Requirements: Write out the opening lines of the data word for word, up to and including the line with "20-25 MWh/rok, cena", and leave every picture and every later line out.

-- Data shown start --

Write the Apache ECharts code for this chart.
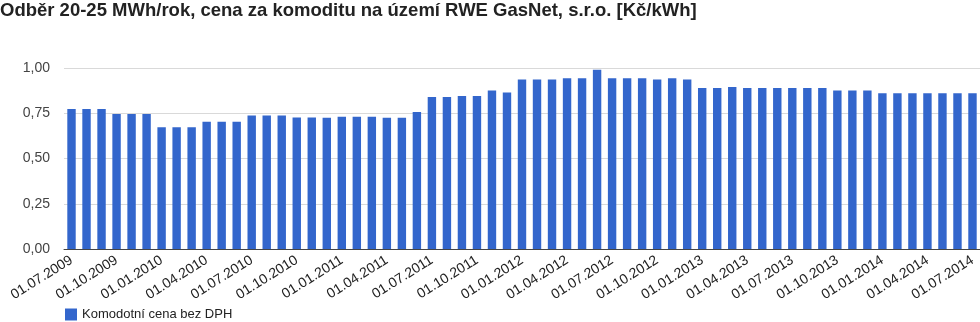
<!DOCTYPE html>
<html><head><meta charset="utf-8">
<script src="https://cdn.jsdelivr.net/npm/echarts@6/dist/echarts.min.js"></script>
<style>html,body{margin:0;padding:0;background:#fff}#c{width:980px;height:322px}</style>
</head><body><div id="c"></div>
<script>
const categories = [
"01.07.2009","01.08.2009","01.09.2009","01.10.2009","01.11.2009","01.12.2009",
"01.01.2010","01.02.2010","01.03.2010","01.04.2010","01.05.2010","01.06.2010",
"01.07.2010","01.08.2010","01.09.2010","01.10.2010","01.11.2010","01.12.2010",
"01.01.2011","01.02.2011","01.03.2011","01.04.2011","01.05.2011","01.06.2011",
"01.07.2011","01.08.2011","01.09.2011","01.10.2011","01.11.2011","01.12.2011",
"01.01.2012","01.02.2012","01.03.2012","01.04.2012","01.05.2012","01.06.2012",
"01.07.2012","01.08.2012","01.09.2012","01.10.2012","01.11.2012","01.12.2012",
"01.01.2013","01.02.2013","01.03.2013","01.04.2013","01.05.2013","01.06.2013",
"01.07.2013","01.08.2013","01.09.2013","01.10.2013","01.11.2013","01.12.2013",
"01.01.2014","01.02.2014","01.03.2014","01.04.2014","01.05.2014","01.06.2014",
"01.07.2014"];
const seriesName = "Komodotní cena bez DPH";
const values = [
0.773,0.773,0.773,0.746,0.746,0.746,
0.672,0.672,0.672,0.703,0.703,0.703,
0.738,0.738,0.738,0.727,0.727,0.725,
0.731,0.731,0.731,0.725,0.725,0.757,
0.840,0.840,0.845,0.845,0.876,0.864,
0.937,0.937,0.937,0.943,0.943,0.991,
0.943,0.943,0.943,0.937,0.943,0.937,
0.889,0.889,0.895,0.889,0.889,0.889,
0.889,0.889,0.889,0.876,0.876,0.876,
0.860,0.860,0.860,0.860,0.860,0.860,
0.860];
const yTicks = {min:0, max:1, interval:0.25};
const titleText = "Odběr 20-25 MWh/rok, cena za komoditu na území RWE GasNet, s.r.o. [Kč/kWh]";

const FONT = "'Liberation Sans', Arial, sans-serif";
const chart = echarts.init(document.getElementById('c'), null, {renderer:'canvas'});
chart.setOption({
  animation:false,
  title:{text:titleText,left:0,top:1,padding:0,
    textStyle:{fontFamily:FONT,fontSize:18.5,fontWeight:'bold',color:'#222'}},
  grid:{left:64,right:0,top:68,bottom:73,containLabel:false},
  legend:{left:60,top:308,itemWidth:12,itemHeight:12,itemGap:6,icon:'rect',padding:[0,5],
    textStyle:{fontFamily:FONT,fontSize:13,color:'#222'},data:[seriesName]},
  xAxis:{type:'category',data:categories,
    axisLine:{lineStyle:{color:'#444',width:1}},
    axisTick:{show:false},
    axisLabel:{interval:2,rotate:32,margin:10,fontFamily:FONT,fontSize:14,color:'#222'}},
  yAxis:{type:'value',min:yTicks.min,max:yTicks.max,interval:yTicks.interval,
    axisLine:{show:false},axisTick:{show:false},
    splitLine:{lineStyle:{color:'#d9d9d9'}},
    axisLabel:{margin:14,fontFamily:FONT,fontSize:14,color:'#444',
      formatter:v=>v.toFixed(2).replace('.',',')}},
  series:[{name:seriesName,type:'bar',data:values,barWidth:'56%',
    itemStyle:{color:'#3366cc'}}]
});
</script></body></html>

-- Data shown end --

Task result:
Write the Apache ECharts code for this chart.
<!DOCTYPE html>
<html><head><meta charset="utf-8">
<script src="https://cdn.jsdelivr.net/npm/echarts@6/dist/echarts.min.js"></script>
<style>html,body{margin:0;padding:0;background:#fff}#c{width:980px;height:322px}</style>
</head><body><div id="c"></div>
<script>
const categories = [
"01.07.2009","01.08.2009","01.09.2009","01.10.2009","01.11.2009","01.12.2009",
"01.01.2010","01.02.2010","01.03.2010","01.04.2010","01.05.2010","01.06.2010",
"01.07.2010","01.08.2010","01.09.2010","01.10.2010","01.11.2010","01.12.2010",
"01.01.2011","01.02.2011","01.03.2011","01.04.2011","01.05.2011","01.06.2011",
"01.07.2011","01.08.2011","01.09.2011","01.10.2011","01.11.2011","01.12.2011",
"01.01.2012","01.02.2012","01.03.2012","01.04.2012","01.05.2012","01.06.2012",
"01.07.2012","01.08.2012","01.09.2012","01.10.2012","01.11.2012","01.12.2012",
"01.01.2013","01.02.2013","01.03.2013","01.04.2013","01.05.2013","01.06.2013",
"01.07.2013","01.08.2013","01.09.2013","01.10.2013","01.11.2013","01.12.2013",
"01.01.2014","01.02.2014","01.03.2014","01.04.2014","01.05.2014","01.06.2014",
"01.07.2014"];
const seriesName = "Komodotní cena bez DPH";
const values = [
0.773,0.773,0.773,0.746,0.746,0.746,
0.672,0.672,0.672,0.703,0.703,0.703,
0.738,0.738,0.738,0.727,0.727,0.725,
0.731,0.731,0.731,0.725,0.725,0.757,
0.840,0.840,0.845,0.845,0.876,0.864,
0.937,0.937,0.937,0.943,0.943,0.991,
0.943,0.943,0.943,0.937,0.943,0.937,
0.889,0.889,0.895,0.889,0.889,0.889,
0.889,0.889,0.889,0.876,0.876,0.876,
0.860,0.860,0.860,0.860,0.860,0.860,
0.860];
const yTicks = {min:0, max:1, interval:0.25};
const titleText = "Odběr 20-25 MWh/rok, cena za komoditu na území RWE GasNet, s.r.o. [Kč/kWh]";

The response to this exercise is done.